Copy the data word for word, keeping every line.
## BEGIN
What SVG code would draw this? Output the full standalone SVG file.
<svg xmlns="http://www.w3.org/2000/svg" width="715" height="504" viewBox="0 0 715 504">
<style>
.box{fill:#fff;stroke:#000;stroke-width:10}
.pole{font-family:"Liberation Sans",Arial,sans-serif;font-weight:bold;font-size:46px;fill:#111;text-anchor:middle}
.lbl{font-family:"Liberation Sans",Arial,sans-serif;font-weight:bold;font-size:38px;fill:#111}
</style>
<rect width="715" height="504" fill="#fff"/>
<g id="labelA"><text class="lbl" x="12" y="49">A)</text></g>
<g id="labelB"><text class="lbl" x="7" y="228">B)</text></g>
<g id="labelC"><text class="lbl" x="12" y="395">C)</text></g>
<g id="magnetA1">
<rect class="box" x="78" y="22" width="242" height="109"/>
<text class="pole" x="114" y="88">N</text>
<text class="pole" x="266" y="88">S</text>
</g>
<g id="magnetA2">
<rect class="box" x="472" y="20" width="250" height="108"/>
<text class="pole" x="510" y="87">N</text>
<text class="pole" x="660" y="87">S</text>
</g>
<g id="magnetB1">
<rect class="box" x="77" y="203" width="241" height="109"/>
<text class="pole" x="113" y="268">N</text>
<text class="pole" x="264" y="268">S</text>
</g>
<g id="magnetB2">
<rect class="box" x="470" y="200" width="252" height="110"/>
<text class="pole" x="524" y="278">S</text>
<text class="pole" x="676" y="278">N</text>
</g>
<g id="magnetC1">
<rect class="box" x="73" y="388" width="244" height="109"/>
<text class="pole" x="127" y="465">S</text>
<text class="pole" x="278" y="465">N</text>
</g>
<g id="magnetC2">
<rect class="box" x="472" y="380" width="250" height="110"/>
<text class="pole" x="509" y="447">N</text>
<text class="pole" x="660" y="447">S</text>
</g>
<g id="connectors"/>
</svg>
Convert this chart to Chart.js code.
## END
* FINISHED EXERCISE:
What SVG code would draw this? Output the full standalone SVG file.
<svg xmlns="http://www.w3.org/2000/svg" width="715" height="504" viewBox="0 0 715 504">
<style>
.box{fill:#fff;stroke:#000;stroke-width:10}
.pole{font-family:"Liberation Sans",Arial,sans-serif;font-weight:bold;font-size:46px;fill:#111;text-anchor:middle}
.lbl{font-family:"Liberation Sans",Arial,sans-serif;font-weight:bold;font-size:38px;fill:#111}
</style>
<rect width="715" height="504" fill="#fff"/>
<g id="labelA"><text class="lbl" x="12" y="49">A)</text></g>
<g id="labelB"><text class="lbl" x="7" y="228">B)</text></g>
<g id="labelC"><text class="lbl" x="12" y="395">C)</text></g>
<g id="magnetA1">
<rect class="box" x="78" y="22" width="242" height="109"/>
<text class="pole" x="114" y="88">N</text>
<text class="pole" x="266" y="88">S</text>
</g>
<g id="magnetA2">
<rect class="box" x="472" y="20" width="250" height="108"/>
<text class="pole" x="510" y="87">N</text>
<text class="pole" x="660" y="87">S</text>
</g>
<g id="magnetB1">
<rect class="box" x="77" y="203" width="241" height="109"/>
<text class="pole" x="113" y="268">N</text>
<text class="pole" x="264" y="268">S</text>
</g>
<g id="magnetB2">
<rect class="box" x="470" y="200" width="252" height="110"/>
<text class="pole" x="524" y="278">S</text>
<text class="pole" x="676" y="278">N</text>
</g>
<g id="magnetC1">
<rect class="box" x="73" y="388" width="244" height="109"/>
<text class="pole" x="127" y="465">S</text>
<text class="pole" x="278" y="465">N</text>
</g>
<g id="magnetC2">
<rect class="box" x="472" y="380" width="250" height="110"/>
<text class="pole" x="509" y="447">N</text>
<text class="pole" x="660" y="447">S</text>
</g>
<g id="connectors"/>
</svg>
Convert this chart to Chart.js code.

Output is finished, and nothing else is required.